The document distributed at the convention portrayed the selection of Toussaint as the presidential candidate for Local 100 as “the way in which radicals in New Directions coalesced behind a new face like Roger Toussaint in order to take power...”

In fact, Toussaint’s candidacy was warmly welcomed by the powers-that-be. During the union election, all the New York dailies ran highly laudatory articles about him. His election victory was received with great praise from Sonny Hall, the city labor bureaucracy, as well as numerous political officials.

True to form, this new leadership has done absolutely nothing to discomfort New York City’s financial and political elite. Politically speaking, since it took power it has conducted itself no differently than the previous leadership. At its most recent mass membership meeting, New York Senator Hillary Clinton was the keynote speaker.

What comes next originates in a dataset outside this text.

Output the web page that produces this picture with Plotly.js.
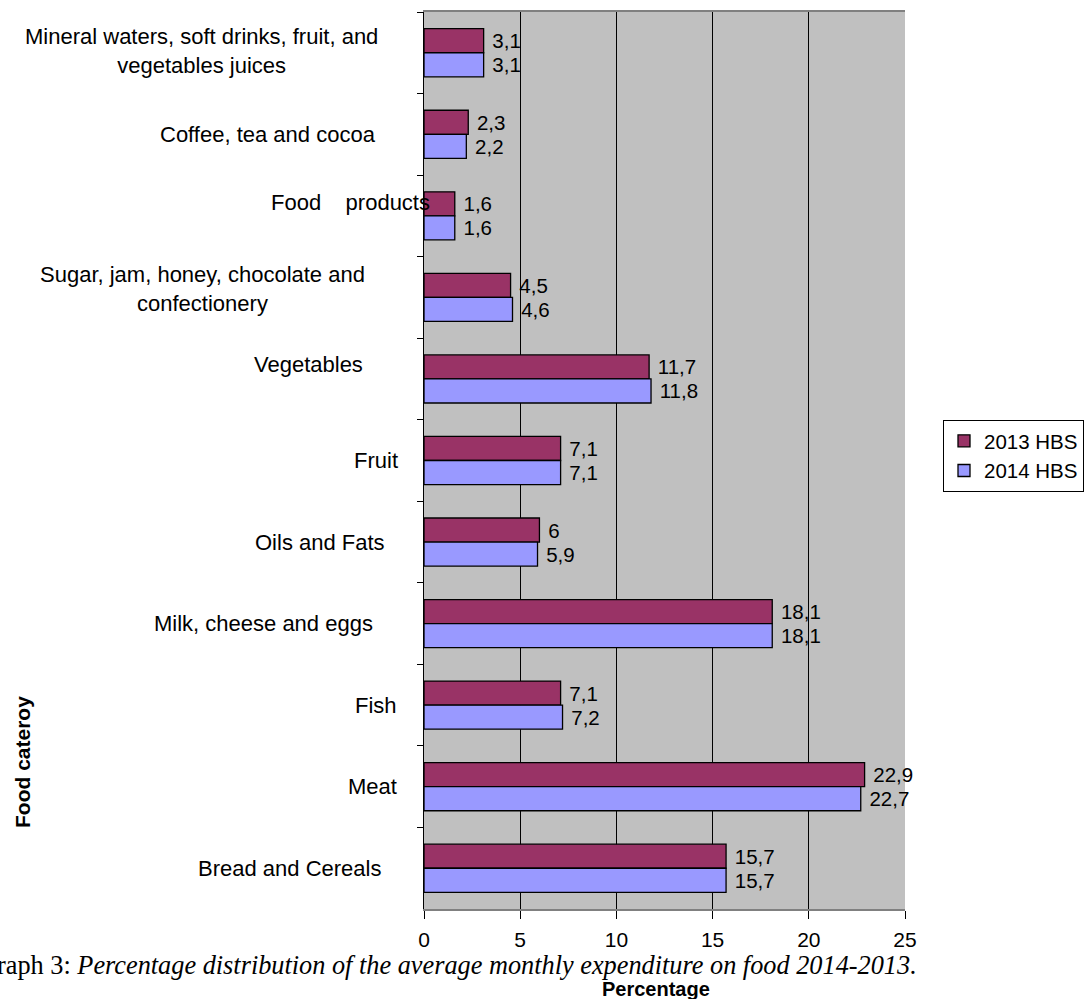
<!DOCTYPE html>
<html><head><meta charset="utf-8">
<script src="https://cdn.plot.ly/plotly-3.0.1.min.js"></script>
<style>body{margin:0;background:#fff}#c{width:1090px;height:999px}</style>
</head><body><div id="c"></div>
<script>
const categories = [
  "Mineral waters, soft drinks, fruit, and<br>vegetables juices",
  "Coffee, tea and cocoa",
  "Food    products",
  "Sugar, jam, honey, chocolate and<br>confectionery",
  "Vegetables",
  "Fruit",
  "Oils and Fats",
  "Milk, cheese and eggs",
  "Fish",
  "Meat",
  "Bread and Cereals"
];
const hbs2013 = [3.1, 2.3, 1.6, 4.5, 11.7, 7.1, 6, 18.1, 7.1, 22.9, 15.7];
const hbs2014 = [3.1, 2.2, 1.6, 4.6, 11.8, 7.1, 5.9, 18.1, 7.2, 22.7, 15.7];
const seriesNames = ["2013 HBS", "2014 HBS"];
const xTicks = [0, 5, 10, 15, 20, 25];

// label layout (pixels): horizontal centre and vertical shift of each category label
const labelCentres = [201, 268, 350, 202, 308, 376, 320, 263, 376, 372, 289];
const labelShifts  = [2, 0, 13, 8, 14, 0, 0, 0, 0, 0, 0];

const L = 424, R = 905, T = 12, B = 909, W = 1090, H = 999;
const px = v => (v - L) / (R - L);
const py = v => (B - v) / (B - T);

const fmt = v => '\u00a0' + String(v).replace('.', ',');
const FONT = 'Arial, "Liberation Sans", sans-serif';

const traces = [
  {type: 'bar', orientation: 'h', name: seriesNames[0], y: categories, x: hbs2013,
   marker: {color: '#993366', line: {color: '#000', width: 1.3}},
   text: hbs2013.map(fmt), textposition: 'outside', cliponaxis: false,
   textfont: {family: FONT, size: 20.5, color: '#000'}},
  {type: 'bar', orientation: 'h', name: seriesNames[1], y: categories, x: hbs2014,
   marker: {color: '#9999FF', line: {color: '#000', width: 1.3}},
   text: hbs2014.map(fmt), textposition: 'outside', cliponaxis: false,
   textfont: {family: FONT, size: 20.5, color: '#000'}}
];

const annotations = categories.map((c, i) => ({
  text: c, xref: 'paper', yref: 'y', x: px(labelCentres[i]), y: c, yshift: labelShifts[i],
  xanchor: 'center', yanchor: 'middle', align: 'center', showarrow: false,
  font: {family: FONT, size: 22, color: '#000'}
}));
annotations.push({
  text: '<b>Food cateroy</b>', xref: 'paper', yref: 'paper', x: px(22), y: py(762),
  textangle: -90, showarrow: false, xanchor: 'center', yanchor: 'middle',
  font: {family: FONT, size: 21, color: '#000'}
});
annotations.push({
  text: '<b>Percentage</b>', xref: 'paper', yref: 'paper', x: px(656), y: py(989),
  showarrow: false, xanchor: 'center', yanchor: 'middle',
  font: {family: FONT, size: 20, color: '#000'}
});
annotations.push({
  text: 'Graph 3: <i>Percentage distribution of the average monthly expenditure on food 2014-2013.</i>',
  xref: 'paper', yref: 'paper', x: px(919), y: py(965),
  showarrow: false, xanchor: 'right', yanchor: 'middle',
  font: {family: '"Liberation Serif", "Times New Roman", serif', size: 26.3, color: '#000'}
});

const layout = {
  width: W, height: H,
  margin: {l: L, r: W - R, t: T, b: H - B, pad: 0, autoexpand: false},
  paper_bgcolor: '#fff', plot_bgcolor: '#C0C0C0',
  barmode: 'group', bargap: 0.41, bargroupgap: 0,
  showlegend: true,
  legend: {x: px(943), y: py(420), xanchor: 'left', yanchor: 'top',
    bordercolor: '#000', borderwidth: 1, bgcolor: '#fff',
    font: {family: FONT, size: 20.5, color: '#000'}, tracegroupgap: 4,
    itemwidth: 30},
  xaxis: {range: [0, 25], tickvals: xTicks, ticktext: xTicks.map(String),
    showgrid: true, gridcolor: '#000', gridwidth: 1,
    ticks: 'outside', ticklen: 8, tickcolor: '#000', ticklabelstandoff: 3,
    showline: true, linecolor: '#808080', linewidth: 2, mirror: true,
    zeroline: false, tickfont: {family: FONT, size: 21, color: '#000'}},
  yaxis: {type: 'category', autorange: 'reversed', showticklabels: false,
    ticks: 'outside', ticklen: 6, tickcolor: '#000', tickson: 'boundaries',
    showgrid: false, showline: true, linecolor: '#000', linewidth: 1.5},
  annotations: annotations,
  font: {family: FONT}
};

Plotly.newPlot('c', traces, layout, {displayModeBar: false, staticPlot: true});
</script>
</body></html>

As a candidate, she solidarized herself with Mayor Giuliani’s repressive attack on transit workers during the last contract fight by declaring her own support for the state’s anti-strike Taylor Law that prohibits walkouts by public employees.

The vicious red-baiting conducted by the international leadership reveals that the bureaucratized trade unions will do everything in their power to harness the present rightward turn by the Bush administration in order to suppress any expression of workers rights against the needs of big business and the privileges of the union officials themselves. If they are willing to do this against a mere rival for posts and privileges like New Directions, one can only imagine the venom and violence that the labor bureaucracy would utilize in the face of a genuine mass rank-and-file opposition.